**DO THIS**
Each record below is to be copied word for word, with pictures removed.

**MATERIAL TO PROCESS**
▼

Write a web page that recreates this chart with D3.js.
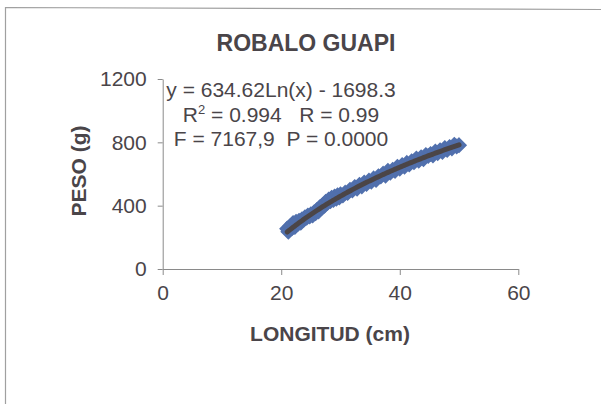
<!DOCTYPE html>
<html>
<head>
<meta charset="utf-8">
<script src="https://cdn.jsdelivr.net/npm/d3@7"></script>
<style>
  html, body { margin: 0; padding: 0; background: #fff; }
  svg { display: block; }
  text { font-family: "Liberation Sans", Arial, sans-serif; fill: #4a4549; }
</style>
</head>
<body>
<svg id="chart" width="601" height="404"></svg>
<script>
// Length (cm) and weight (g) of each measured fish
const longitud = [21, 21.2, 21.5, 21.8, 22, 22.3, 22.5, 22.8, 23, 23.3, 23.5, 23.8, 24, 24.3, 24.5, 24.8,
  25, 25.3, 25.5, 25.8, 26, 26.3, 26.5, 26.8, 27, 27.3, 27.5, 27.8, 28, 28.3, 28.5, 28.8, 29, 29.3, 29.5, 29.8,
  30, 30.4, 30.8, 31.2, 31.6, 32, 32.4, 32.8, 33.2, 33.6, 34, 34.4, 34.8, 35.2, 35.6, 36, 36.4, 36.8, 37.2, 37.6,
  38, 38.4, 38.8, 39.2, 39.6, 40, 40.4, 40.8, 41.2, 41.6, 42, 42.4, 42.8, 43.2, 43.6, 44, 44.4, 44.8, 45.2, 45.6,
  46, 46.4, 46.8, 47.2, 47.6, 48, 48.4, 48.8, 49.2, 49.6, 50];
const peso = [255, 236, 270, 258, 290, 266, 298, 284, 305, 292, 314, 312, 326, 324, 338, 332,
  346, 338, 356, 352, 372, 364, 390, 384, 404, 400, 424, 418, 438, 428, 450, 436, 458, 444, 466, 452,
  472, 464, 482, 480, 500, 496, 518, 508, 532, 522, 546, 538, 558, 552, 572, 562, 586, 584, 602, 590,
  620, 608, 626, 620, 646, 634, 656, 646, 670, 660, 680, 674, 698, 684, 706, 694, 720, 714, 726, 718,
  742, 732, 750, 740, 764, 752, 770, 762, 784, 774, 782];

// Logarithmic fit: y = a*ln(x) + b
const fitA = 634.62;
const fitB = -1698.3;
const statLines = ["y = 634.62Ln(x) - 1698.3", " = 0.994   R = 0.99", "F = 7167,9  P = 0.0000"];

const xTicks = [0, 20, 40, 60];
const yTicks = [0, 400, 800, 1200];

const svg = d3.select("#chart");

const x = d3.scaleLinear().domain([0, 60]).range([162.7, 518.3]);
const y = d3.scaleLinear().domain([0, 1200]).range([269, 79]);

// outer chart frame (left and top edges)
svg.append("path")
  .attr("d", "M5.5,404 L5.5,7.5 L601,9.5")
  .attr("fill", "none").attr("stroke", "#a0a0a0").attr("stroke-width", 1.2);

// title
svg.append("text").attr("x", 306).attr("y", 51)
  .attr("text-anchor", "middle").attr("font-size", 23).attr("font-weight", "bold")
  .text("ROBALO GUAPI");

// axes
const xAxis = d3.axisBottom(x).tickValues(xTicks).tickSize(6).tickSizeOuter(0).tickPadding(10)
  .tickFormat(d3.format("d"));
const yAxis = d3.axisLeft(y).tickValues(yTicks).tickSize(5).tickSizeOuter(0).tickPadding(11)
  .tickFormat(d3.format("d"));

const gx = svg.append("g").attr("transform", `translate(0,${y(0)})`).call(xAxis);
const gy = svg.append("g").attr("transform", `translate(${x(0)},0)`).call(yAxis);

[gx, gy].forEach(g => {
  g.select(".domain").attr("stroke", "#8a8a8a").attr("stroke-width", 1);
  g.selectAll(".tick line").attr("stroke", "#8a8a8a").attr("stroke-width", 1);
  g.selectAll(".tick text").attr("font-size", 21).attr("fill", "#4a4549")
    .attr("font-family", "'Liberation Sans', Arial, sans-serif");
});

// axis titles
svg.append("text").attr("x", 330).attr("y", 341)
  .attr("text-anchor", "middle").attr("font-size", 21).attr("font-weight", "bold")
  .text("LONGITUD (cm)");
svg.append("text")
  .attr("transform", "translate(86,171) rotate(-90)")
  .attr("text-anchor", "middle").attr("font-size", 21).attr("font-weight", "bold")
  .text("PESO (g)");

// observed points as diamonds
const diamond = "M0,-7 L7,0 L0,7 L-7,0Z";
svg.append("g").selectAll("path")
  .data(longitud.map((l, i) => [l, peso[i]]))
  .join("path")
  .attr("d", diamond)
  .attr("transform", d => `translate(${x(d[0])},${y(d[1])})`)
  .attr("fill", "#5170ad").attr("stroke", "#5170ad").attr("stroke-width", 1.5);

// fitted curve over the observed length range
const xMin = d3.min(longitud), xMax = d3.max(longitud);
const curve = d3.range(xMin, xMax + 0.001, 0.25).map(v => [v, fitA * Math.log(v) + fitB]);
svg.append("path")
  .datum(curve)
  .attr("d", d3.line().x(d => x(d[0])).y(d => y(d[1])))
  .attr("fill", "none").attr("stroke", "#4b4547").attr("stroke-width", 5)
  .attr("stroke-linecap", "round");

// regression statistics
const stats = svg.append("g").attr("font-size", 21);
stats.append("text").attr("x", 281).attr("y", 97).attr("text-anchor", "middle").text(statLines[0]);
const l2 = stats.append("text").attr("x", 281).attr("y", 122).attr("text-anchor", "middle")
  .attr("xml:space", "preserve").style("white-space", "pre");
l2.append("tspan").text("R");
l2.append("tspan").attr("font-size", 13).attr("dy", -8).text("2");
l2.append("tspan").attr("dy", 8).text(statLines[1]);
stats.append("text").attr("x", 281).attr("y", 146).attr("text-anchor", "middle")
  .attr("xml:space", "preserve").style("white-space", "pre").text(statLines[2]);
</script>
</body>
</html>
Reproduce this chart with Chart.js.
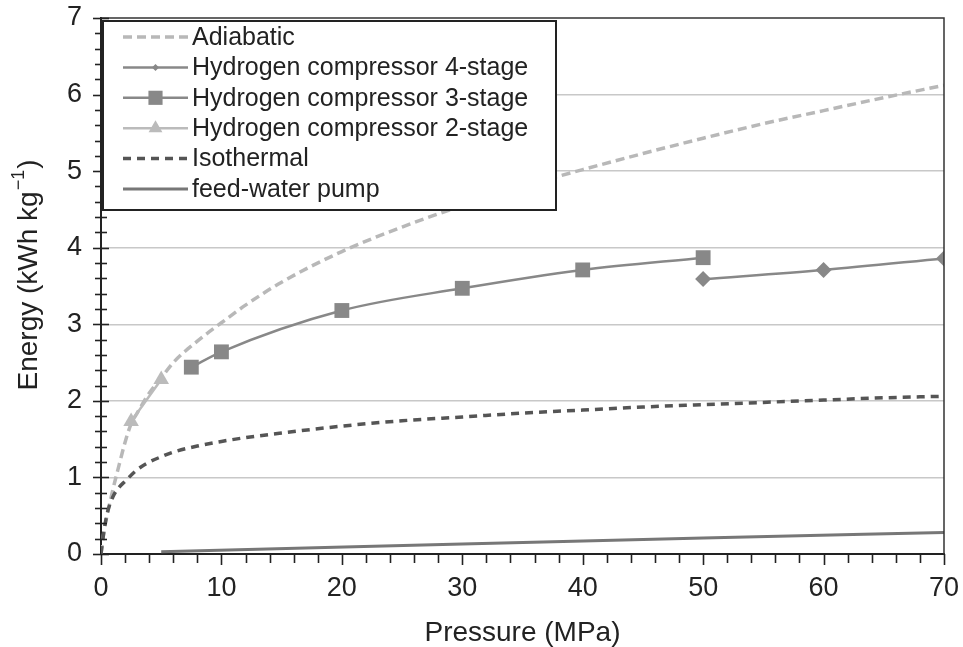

▲

**OUTPUT FOR THIS EXERCISE**
Write a web page that recreates this chart with D3.js.
<!DOCTYPE html>
<html>
<head>
<meta charset="utf-8">
<script src="https://cdn.jsdelivr.net/npm/d3@7"></script>
<style>
  html, body { margin: 0; padding: 0; background: #fff; }
  svg { display: block; }
  text { font-family: "Liberation Sans", Arial, sans-serif; fill: #4a4549; }
</style>
</head>
<body>
<svg id="chart" width="601" height="404"></svg>
<script>
// Length (cm) and weight (g) of each measured fish
const longitud = [21, 21.2, 21.5, 21.8, 22, 22.3, 22.5, 22.8, 23, 23.3, 23.5, 23.8, 24, 24.3, 24.5, 24.8,
  25, 25.3, 25.5, 25.8, 26, 26.3, 26.5, 26.8, 27, 27.3, 27.5, 27.8, 28, 28.3, 28.5, 28.8, 29, 29.3, 29.5, 29.8,
  30, 30.4, 30.8, 31.2, 31.6, 32, 32.4, 32.8, 33.2, 33.6, 34, 34.4, 34.8, 35.2, 35.6, 36, 36.4, 36.8, 37.2, 37.6,
  38, 38.4, 38.8, 39.2, 39.6, 40, 40.4, 40.8, 41.2, 41.6, 42, 42.4, 42.8, 43.2, 43.6, 44, 44.4, 44.8, 45.2, 45.6,
  46, 46.4, 46.8, 47.2, 47.6, 48, 48.4, 48.8, 49.2, 49.6, 50];
const peso = [255, 236, 270, 258, 290, 266, 298, 284, 305, 292, 314, 312, 326, 324, 338, 332,
  346, 338, 356, 352, 372, 364, 390, 384, 404, 400, 424, 418, 438, 428, 450, 436, 458, 444, 466, 452,
  472, 464, 482, 480, 500, 496, 518, 508, 532, 522, 546, 538, 558, 552, 572, 562, 586, 584, 602, 590,
  620, 608, 626, 620, 646, 634, 656, 646, 670, 660, 680, 674, 698, 684, 706, 694, 720, 714, 726, 718,
  742, 732, 750, 740, 764, 752, 770, 762, 784, 774, 782];

// Logarithmic fit: y = a*ln(x) + b
const fitA = 634.62;
const fitB = -1698.3;
const statLines = ["y = 634.62Ln(x) - 1698.3", " = 0.994   R = 0.99", "F = 7167,9  P = 0.0000"];

const xTicks = [0, 20, 40, 60];
const yTicks = [0, 400, 800, 1200];

const svg = d3.select("#chart");

const x = d3.scaleLinear().domain([0, 60]).range([162.7, 518.3]);
const y = d3.scaleLinear().domain([0, 1200]).range([269, 79]);

// outer chart frame (left and top edges)
svg.append("path")
  .attr("d", "M5.5,404 L5.5,7.5 L601,9.5")
  .attr("fill", "none").attr("stroke", "#a0a0a0").attr("stroke-width", 1.2);

// title
svg.append("text").attr("x", 306).attr("y", 51)
  .attr("text-anchor", "middle").attr("font-size", 23).attr("font-weight", "bold")
  .text("ROBALO GUAPI");

// axes
const xAxis = d3.axisBottom(x).tickValues(xTicks).tickSize(6).tickSizeOuter(0).tickPadding(10)
  .tickFormat(d3.format("d"));
const yAxis = d3.axisLeft(y).tickValues(yTicks).tickSize(5).tickSizeOuter(0).tickPadding(11)
  .tickFormat(d3.format("d"));

const gx = svg.append("g").attr("transform", `translate(0,${y(0)})`).call(xAxis);
const gy = svg.append("g").attr("transform", `translate(${x(0)},0)`).call(yAxis);

[gx, gy].forEach(g => {
  g.select(".domain").attr("stroke", "#8a8a8a").attr("stroke-width", 1);
  g.selectAll(".tick line").attr("stroke", "#8a8a8a").attr("stroke-width", 1);
  g.selectAll(".tick text").attr("font-size", 21).attr("fill", "#4a4549")
    .attr("font-family", "'Liberation Sans', Arial, sans-serif");
});

// axis titles
svg.append("text").attr("x", 330).attr("y", 341)
  .attr("text-anchor", "middle").attr("font-size", 21).attr("font-weight", "bold")
  .text("LONGITUD (cm)");
svg.append("text")
  .attr("transform", "translate(86,171) rotate(-90)")
  .attr("text-anchor", "middle").attr("font-size", 21).attr("font-weight", "bold")
  .text("PESO (g)");

// observed points as diamonds
const diamond = "M0,-7 L7,0 L0,7 L-7,0Z";
svg.append("g").selectAll("path")
  .data(longitud.map((l, i) => [l, peso[i]]))
  .join("path")
  .attr("d", diamond)
  .attr("transform", d => `translate(${x(d[0])},${y(d[1])})`)
  .attr("fill", "#5170ad").attr("stroke", "#5170ad").attr("stroke-width", 1.5);

// fitted curve over the observed length range
const xMin = d3.min(longitud), xMax = d3.max(longitud);
const curve = d3.range(xMin, xMax + 0.001, 0.25).map(v => [v, fitA * Math.log(v) + fitB]);
svg.append("path")
  .datum(curve)
  .attr("d", d3.line().x(d => x(d[0])).y(d => y(d[1])))
  .attr("fill", "none").attr("stroke", "#4b4547").attr("stroke-width", 5)
  .attr("stroke-linecap", "round");

// regression statistics
const stats = svg.append("g").attr("font-size", 21);
stats.append("text").attr("x", 281).attr("y", 97).attr("text-anchor", "middle").text(statLines[0]);
const l2 = stats.append("text").attr("x", 281).attr("y", 122).attr("text-anchor", "middle")
  .attr("xml:space", "preserve").style("white-space", "pre");
l2.append("tspan").text("R");
l2.append("tspan").attr("font-size", 13).attr("dy", -8).text("2");
l2.append("tspan").attr("dy", 8).text(statLines[1]);
stats.append("text").attr("x", 281).attr("y", 146).attr("text-anchor", "middle")
  .attr("xml:space", "preserve").style("white-space", "pre").text(statLines[2]);
</script>
</body>
</html>
Reproduce this chart with Chart.js.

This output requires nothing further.